One day I gave Ben a carrot to chew on. It was a big carrot, cold from the fridge, freshly peeled and washed. He gnawed on it happily. The next day I gave him a carrot for each hand. The next day I shared my apple with him (he sucked on it after I took bites). But this week I started with watermelon.
I cut up a watermelon into cube pieces and Zeke and I have been enjoying it, but Ben has been devouring it. I stick a piece on a fork and let him go. He grabs that fork and holds it with a vice grip, pulling it to his mouth with all the strength he's got. Then he sucks on the watermelon until he gets a chunk off.
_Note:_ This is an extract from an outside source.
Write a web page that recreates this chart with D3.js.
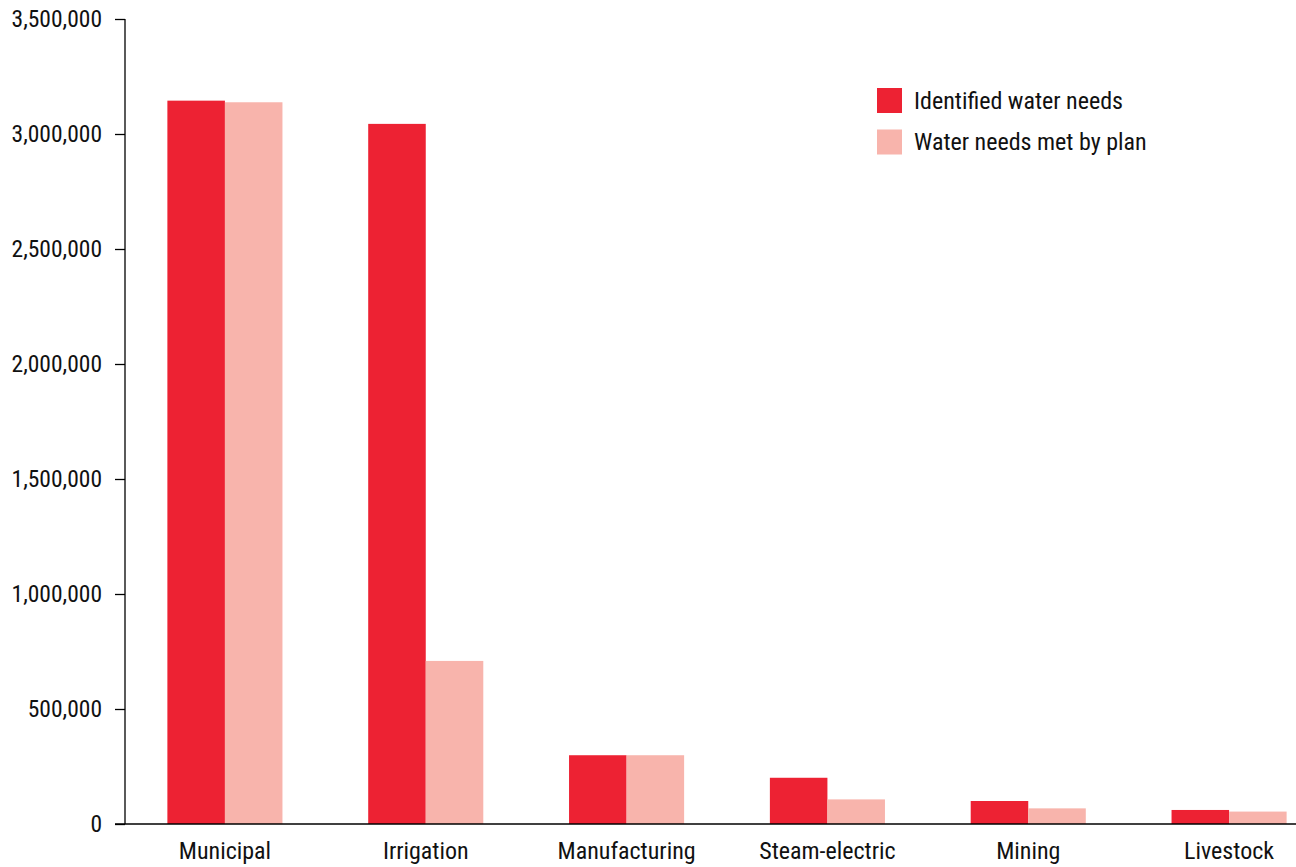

I fish it out, of course, pry the fork away from him, and get another piece to stop him from crying. He gets really offended when he thinks I'm taking away the food.
In other words, we're ready for solids. Tonight I'm getting out the high chair and tomorrow we start two weeks of butternut squash. It takes 8 positive exposures for a baby to develop a "taste" for a food. Ben is going to love squash. And I made enough to share with Zeke.

Tuesday, June 7, 2011

All about Ben

Ben is definitely a baby now (no longer a newborn).  He smiles, he uses his hands to grab things, and he has his own opinions about what he'd like to be doing and when.  My favorite is when I lay him down on his back and he doesn't want to be laid down so he does a super crunch and holds it until I pick him up.  I learned that he laughs when I lean in close to kiss him, and he likes it when I smooth his hair while he's nursing.  His hair is staying dark, but I think it's falling out in places.  His eyes are staying dark blue and his lashes are just like Zeke's - impossibly long and dark.  He doesn't roll over yet, or sit up on his own, but I'm sure both will happen soon.
Ben is getting stronger and more coordinated with his arms and hands, and he likes to explore my face and neck when I'm holding him in the cradle position.  Zeke will see this and say, "Ben messing with Mama."  It makes me laugh every time.
My house is a mess, my list of undone projects is staggering, and I have a pile of partially read books that is shameful.  But my boys are healthy and growing and their clothes are generally clean.  Good enough.